**Your goal**
Copy each line below that includes "this".
══ Input records ══
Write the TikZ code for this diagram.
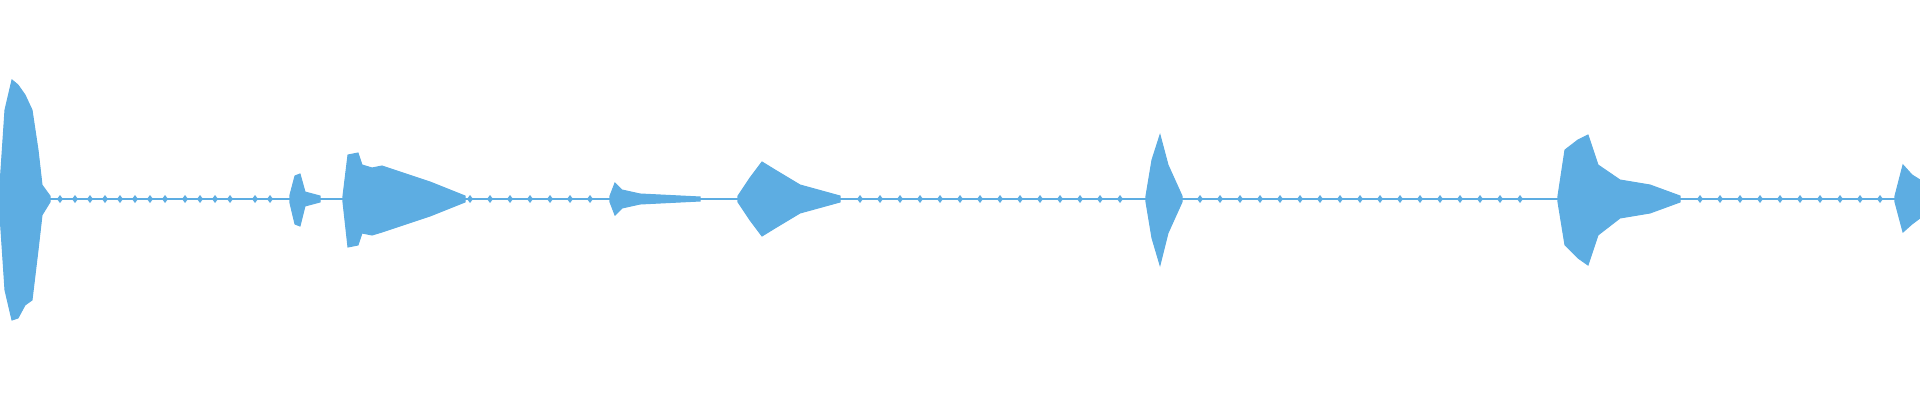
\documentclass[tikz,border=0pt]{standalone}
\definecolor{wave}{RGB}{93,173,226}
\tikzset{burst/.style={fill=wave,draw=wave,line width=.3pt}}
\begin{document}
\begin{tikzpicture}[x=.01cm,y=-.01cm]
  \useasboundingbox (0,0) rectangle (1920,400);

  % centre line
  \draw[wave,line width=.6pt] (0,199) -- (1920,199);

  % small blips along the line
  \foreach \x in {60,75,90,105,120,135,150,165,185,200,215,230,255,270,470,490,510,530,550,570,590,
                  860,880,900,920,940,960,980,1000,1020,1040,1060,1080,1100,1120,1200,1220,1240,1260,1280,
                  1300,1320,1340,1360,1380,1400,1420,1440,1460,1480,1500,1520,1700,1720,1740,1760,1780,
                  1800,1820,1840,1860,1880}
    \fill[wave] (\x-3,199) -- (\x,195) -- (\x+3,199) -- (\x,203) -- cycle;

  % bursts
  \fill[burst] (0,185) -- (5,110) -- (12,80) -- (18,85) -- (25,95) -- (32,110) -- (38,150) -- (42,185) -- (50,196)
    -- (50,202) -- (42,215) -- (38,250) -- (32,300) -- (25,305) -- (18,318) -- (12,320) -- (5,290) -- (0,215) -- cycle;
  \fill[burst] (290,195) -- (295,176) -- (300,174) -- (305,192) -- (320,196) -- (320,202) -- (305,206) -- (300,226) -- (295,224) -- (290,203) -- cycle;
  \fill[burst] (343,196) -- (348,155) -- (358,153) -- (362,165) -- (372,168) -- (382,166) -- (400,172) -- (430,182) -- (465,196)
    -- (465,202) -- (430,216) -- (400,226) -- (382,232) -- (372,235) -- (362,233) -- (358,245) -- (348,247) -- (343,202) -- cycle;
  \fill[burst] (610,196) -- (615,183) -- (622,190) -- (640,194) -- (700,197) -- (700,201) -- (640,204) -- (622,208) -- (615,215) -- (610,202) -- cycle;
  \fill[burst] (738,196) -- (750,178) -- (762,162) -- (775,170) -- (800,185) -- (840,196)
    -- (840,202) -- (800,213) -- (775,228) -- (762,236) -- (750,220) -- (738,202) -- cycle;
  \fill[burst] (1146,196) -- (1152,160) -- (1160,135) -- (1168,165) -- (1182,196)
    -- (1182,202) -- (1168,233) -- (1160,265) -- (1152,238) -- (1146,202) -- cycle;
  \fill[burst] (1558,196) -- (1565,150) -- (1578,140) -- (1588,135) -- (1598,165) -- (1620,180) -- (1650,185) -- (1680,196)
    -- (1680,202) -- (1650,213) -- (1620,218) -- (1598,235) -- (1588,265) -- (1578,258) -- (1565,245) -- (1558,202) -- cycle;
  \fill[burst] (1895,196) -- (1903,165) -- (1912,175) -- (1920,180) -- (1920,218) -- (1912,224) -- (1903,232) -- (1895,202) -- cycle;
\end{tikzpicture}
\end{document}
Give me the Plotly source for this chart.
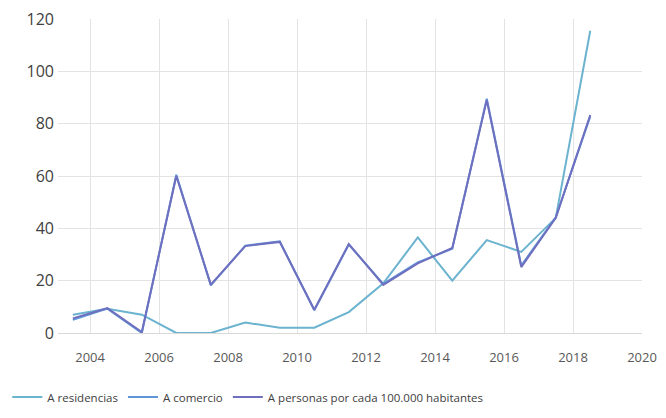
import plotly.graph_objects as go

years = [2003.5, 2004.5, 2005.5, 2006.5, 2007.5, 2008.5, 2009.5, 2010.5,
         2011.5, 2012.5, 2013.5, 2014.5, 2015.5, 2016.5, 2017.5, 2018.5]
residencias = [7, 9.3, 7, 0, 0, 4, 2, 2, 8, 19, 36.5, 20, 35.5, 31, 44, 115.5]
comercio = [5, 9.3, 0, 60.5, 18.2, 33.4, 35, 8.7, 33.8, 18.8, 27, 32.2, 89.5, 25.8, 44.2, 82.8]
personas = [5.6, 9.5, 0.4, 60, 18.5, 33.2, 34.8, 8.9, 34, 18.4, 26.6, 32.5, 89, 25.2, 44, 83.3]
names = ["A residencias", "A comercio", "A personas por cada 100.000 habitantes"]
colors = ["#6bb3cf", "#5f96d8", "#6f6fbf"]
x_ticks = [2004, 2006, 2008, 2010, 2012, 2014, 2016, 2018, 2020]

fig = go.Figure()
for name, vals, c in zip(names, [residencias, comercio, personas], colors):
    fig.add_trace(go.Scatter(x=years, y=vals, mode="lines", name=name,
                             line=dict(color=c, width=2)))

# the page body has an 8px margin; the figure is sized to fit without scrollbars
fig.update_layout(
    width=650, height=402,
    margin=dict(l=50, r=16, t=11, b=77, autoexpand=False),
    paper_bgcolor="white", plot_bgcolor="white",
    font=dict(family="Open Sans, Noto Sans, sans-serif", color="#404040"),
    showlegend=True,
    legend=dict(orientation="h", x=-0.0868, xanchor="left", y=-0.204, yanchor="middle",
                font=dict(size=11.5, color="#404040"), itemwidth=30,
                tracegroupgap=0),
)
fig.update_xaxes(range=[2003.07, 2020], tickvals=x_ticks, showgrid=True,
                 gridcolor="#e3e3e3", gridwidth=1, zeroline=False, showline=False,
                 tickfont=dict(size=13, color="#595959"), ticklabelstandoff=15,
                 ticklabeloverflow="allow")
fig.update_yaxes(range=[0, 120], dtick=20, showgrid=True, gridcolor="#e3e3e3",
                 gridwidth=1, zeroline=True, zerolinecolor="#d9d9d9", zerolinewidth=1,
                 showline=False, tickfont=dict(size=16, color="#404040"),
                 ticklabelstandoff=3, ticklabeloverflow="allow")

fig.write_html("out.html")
═══
**Exercise result**
Write the TikZ code for this diagram.
Give me the Plotly source for this chart.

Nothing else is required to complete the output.